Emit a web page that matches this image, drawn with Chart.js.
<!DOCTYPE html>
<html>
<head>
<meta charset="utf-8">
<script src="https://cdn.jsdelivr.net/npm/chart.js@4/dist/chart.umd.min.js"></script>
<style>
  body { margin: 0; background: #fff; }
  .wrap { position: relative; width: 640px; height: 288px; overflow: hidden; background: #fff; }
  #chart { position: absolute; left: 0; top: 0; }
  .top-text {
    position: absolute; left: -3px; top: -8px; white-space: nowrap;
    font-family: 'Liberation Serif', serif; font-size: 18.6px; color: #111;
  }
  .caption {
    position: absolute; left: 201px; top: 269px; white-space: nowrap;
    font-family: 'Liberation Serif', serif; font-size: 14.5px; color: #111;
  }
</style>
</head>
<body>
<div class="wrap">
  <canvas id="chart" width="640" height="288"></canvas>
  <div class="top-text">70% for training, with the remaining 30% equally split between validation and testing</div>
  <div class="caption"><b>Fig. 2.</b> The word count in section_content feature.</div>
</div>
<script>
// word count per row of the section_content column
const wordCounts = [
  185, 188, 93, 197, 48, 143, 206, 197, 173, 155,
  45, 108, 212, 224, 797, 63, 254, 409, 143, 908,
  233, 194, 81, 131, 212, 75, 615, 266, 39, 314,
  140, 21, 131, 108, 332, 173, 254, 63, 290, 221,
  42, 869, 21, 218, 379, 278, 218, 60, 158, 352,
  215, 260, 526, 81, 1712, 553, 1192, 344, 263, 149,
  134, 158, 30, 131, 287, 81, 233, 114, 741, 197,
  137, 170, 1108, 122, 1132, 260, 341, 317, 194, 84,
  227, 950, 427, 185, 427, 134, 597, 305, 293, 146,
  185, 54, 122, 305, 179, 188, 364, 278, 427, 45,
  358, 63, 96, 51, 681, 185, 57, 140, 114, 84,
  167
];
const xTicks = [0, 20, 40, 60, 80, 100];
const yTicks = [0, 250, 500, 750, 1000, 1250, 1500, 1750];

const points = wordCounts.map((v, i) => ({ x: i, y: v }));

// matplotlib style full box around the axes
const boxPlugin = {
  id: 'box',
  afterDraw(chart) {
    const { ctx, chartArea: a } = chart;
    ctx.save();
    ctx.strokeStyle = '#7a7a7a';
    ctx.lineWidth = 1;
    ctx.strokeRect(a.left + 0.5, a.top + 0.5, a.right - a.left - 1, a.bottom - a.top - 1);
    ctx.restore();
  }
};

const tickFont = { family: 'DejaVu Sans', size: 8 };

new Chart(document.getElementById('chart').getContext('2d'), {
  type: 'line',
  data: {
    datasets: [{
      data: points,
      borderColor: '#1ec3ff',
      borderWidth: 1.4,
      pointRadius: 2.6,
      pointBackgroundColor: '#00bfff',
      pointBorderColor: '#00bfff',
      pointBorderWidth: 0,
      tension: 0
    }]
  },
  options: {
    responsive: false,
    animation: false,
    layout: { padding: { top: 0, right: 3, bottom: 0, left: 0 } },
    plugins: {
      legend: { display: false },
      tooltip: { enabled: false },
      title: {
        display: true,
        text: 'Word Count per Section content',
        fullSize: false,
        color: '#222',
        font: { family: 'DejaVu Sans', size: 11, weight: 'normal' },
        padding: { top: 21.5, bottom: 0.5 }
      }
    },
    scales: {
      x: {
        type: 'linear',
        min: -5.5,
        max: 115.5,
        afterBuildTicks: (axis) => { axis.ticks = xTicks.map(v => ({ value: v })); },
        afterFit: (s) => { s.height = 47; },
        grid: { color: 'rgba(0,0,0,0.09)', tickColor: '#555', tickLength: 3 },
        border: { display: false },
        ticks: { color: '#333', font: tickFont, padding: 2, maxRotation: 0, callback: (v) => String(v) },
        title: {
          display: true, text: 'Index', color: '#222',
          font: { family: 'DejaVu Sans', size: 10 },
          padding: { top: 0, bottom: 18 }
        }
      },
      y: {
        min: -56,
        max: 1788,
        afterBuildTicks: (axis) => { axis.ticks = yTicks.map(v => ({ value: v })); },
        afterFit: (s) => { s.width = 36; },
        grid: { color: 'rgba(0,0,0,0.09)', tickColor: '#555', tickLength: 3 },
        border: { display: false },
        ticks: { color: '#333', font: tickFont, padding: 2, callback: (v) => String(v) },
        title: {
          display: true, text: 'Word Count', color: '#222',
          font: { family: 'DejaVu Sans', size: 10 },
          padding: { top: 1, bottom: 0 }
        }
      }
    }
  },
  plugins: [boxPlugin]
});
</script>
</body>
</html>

(STATED GOAL) Repeat the material above in full, keeping every word.

(THE COMPLETED TASK)
Emit a web page that matches this image, drawn with Chart.js.
<!DOCTYPE html>
<html>
<head>
<meta charset="utf-8">
<script src="https://cdn.jsdelivr.net/npm/chart.js@4/dist/chart.umd.min.js"></script>
<style>
  body { margin: 0; background: #fff; }
  .wrap { position: relative; width: 640px; height: 288px; overflow: hidden; background: #fff; }
  #chart { position: absolute; left: 0; top: 0; }
  .top-text {
    position: absolute; left: -3px; top: -8px; white-space: nowrap;
    font-family: 'Liberation Serif', serif; font-size: 18.6px; color: #111;
  }
  .caption {
    position: absolute; left: 201px; top: 269px; white-space: nowrap;
    font-family: 'Liberation Serif', serif; font-size: 14.5px; color: #111;
  }
</style>
</head>
<body>
<div class="wrap">
  <canvas id="chart" width="640" height="288"></canvas>
  <div class="top-text">70% for training, with the remaining 30% equally split between validation and testing</div>
  <div class="caption"><b>Fig. 2.</b> The word count in section_content feature.</div>
</div>
<script>
// word count per row of the section_content column
const wordCounts = [
  185, 188, 93, 197, 48, 143, 206, 197, 173, 155,
  45, 108, 212, 224, 797, 63, 254, 409, 143, 908,
  233, 194, 81, 131, 212, 75, 615, 266, 39, 314,
  140, 21, 131, 108, 332, 173, 254, 63, 290, 221,
  42, 869, 21, 218, 379, 278, 218, 60, 158, 352,
  215, 260, 526, 81, 1712, 553, 1192, 344, 263, 149,
  134, 158, 30, 131, 287, 81, 233, 114, 741, 197,
  137, 170, 1108, 122, 1132, 260, 341, 317, 194, 84,
  227, 950, 427, 185, 427, 134, 597, 305, 293, 146,
  185, 54, 122, 305, 179, 188, 364, 278, 427, 45,
  358, 63, 96, 51, 681, 185, 57, 140, 114, 84,
  167
];
const xTicks = [0, 20, 40, 60, 80, 100];
const yTicks = [0, 250, 500, 750, 1000, 1250, 1500, 1750];

const points = wordCounts.map((v, i) => ({ x: i, y: v }));

// matplotlib style full box around the axes
const boxPlugin = {
  id: 'box',
  afterDraw(chart) {
    const { ctx, chartArea: a } = chart;
    ctx.save();
    ctx.strokeStyle = '#7a7a7a';
    ctx.lineWidth = 1;
    ctx.strokeRect(a.left + 0.5, a.top + 0.5, a.right - a.left - 1, a.bottom - a.top - 1);
    ctx.restore();
  }
};

const tickFont = { family: 'DejaVu Sans', size: 8 };

new Chart(document.getElementById('chart').getContext('2d'), {
  type: 'line',
  data: {
    datasets: [{
      data: points,
      borderColor: '#1ec3ff',
      borderWidth: 1.4,
      pointRadius: 2.6,
      pointBackgroundColor: '#00bfff',
      pointBorderColor: '#00bfff',
      pointBorderWidth: 0,
      tension: 0
    }]
  },
  options: {
    responsive: false,
    animation: false,
    layout: { padding: { top: 0, right: 3, bottom: 0, left: 0 } },
    plugins: {
      legend: { display: false },
      tooltip: { enabled: false },
      title: {
        display: true,
        text: 'Word Count per Section content',
        fullSize: false,
        color: '#222',
        font: { family: 'DejaVu Sans', size: 11, weight: 'normal' },
        padding: { top: 21.5, bottom: 0.5 }
      }
    },
    scales: {
      x: {
        type: 'linear',
        min: -5.5,
        max: 115.5,
        afterBuildTicks: (axis) => { axis.ticks = xTicks.map(v => ({ value: v })); },
        afterFit: (s) => { s.height = 47; },
        grid: { color: 'rgba(0,0,0,0.09)', tickColor: '#555', tickLength: 3 },
        border: { display: false },
        ticks: { color: '#333', font: tickFont, padding: 2, maxRotation: 0, callback: (v) => String(v) },
        title: {
          display: true, text: 'Index', color: '#222',
          font: { family: 'DejaVu Sans', size: 10 },
          padding: { top: 0, bottom: 18 }
        }
      },
      y: {
        min: -56,
        max: 1788,
        afterBuildTicks: (axis) => { axis.ticks = yTicks.map(v => ({ value: v })); },
        afterFit: (s) => { s.width = 36; },
        grid: { color: 'rgba(0,0,0,0.09)', tickColor: '#555', tickLength: 3 },
        border: { display: false },
        ticks: { color: '#333', font: tickFont, padding: 2, callback: (v) => String(v) },
        title: {
          display: true, text: 'Word Count', color: '#222',
          font: { family: 'DejaVu Sans', size: 10 },
          padding: { top: 1, bottom: 0 }
        }
      }
    }
  },
  plugins: [boxPlugin]
});
</script>
</body>
</html>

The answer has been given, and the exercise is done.